How are Pearls Made? 

How are Pearls Made? 

ByGroovy Green Jul 2, 2021

A pearl engagement ring may not be on the cards for you, but what about another piece of jewellery like a bracelet, earrings, or necklace? Pearls can be a beautiful focal point of any jewellery, while also being something that can suit any outfit you wear.

Still, have you ever been curious about how pearls are made? The following information may just surprise you.

The Three Pearl Types
You may not be aware, but there are three pearl types with three very different production processes. These consist of cultured, imitation, and natural. They come with different price tags based on how they form.

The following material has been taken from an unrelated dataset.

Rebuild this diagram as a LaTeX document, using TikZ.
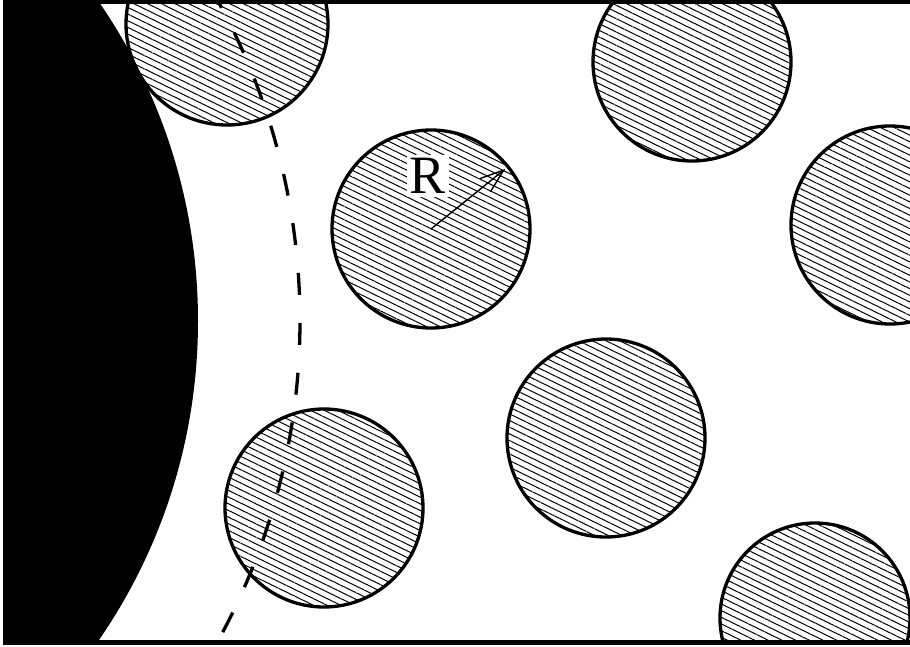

Natural pearls are, of course, formed naturally. We’ll go into more detail on this process below. You can also purchase a cultured pearl that has a little bit of human intervention into the “natural” process.

You can then buy imitation pearls, which are not natural. Instead, they are often glass with a thin fish scale coating. Over time, this coating can come off. You can also tell it’s a fake by rubbing it across your teeth. Fake pearls feel gritty, while real pearls will glide across your teeth without any damage.

How Natural Pearls Are Formed
Without human intervention, the way natural pearls form is genuinely quite interesting. If a clam, mussel, or oyster comes into contact with an irritant like a parasite, it uses a defence mechanism to take care of it.

The clam, mussel, or oyster, will coat the irritant in a fluid called nacre. It will keep applying this fluid until a stunning pearl takes shape. That’s why not every shell you come across is going to have a pearl. It depends on whether or not something has annoyed that creature enough for it to take action.

What About Cultured Pearls?
Because nature can be inconsistent with the formation of pearls, and there’s demand for them in jewellery, humans can intervene. Cultured pearls are formed in the same way as a natural pearl, but with more intention.

Specialists at these pearl farming businesses will implant a bead or small piece of shell known as the Mother of Pearl to act as the irritant. The time spent forming that pearl can dictate its quality and price tag for your jewellery down the line.

For example, a pearl that an oyster has carefully formed over a few years will be worth more than one it created in just a year. The nacre layer tends to be thinner, and therefore, less lustrous.

Pearls can be created in a freshwater or saltwater environment, but saltwater pearls tend to be of a higher quality. What’s more, the entire culturing process can take a long time, especially as mussels take around three years to mature before an irritant can be implanted.

Once you understand the formation of pearls, you can have a newfound appreciation for their place in your jewellery. Who would have thought that something that irritates a sea creature could end up as a stunning addition to a piece of jewellery?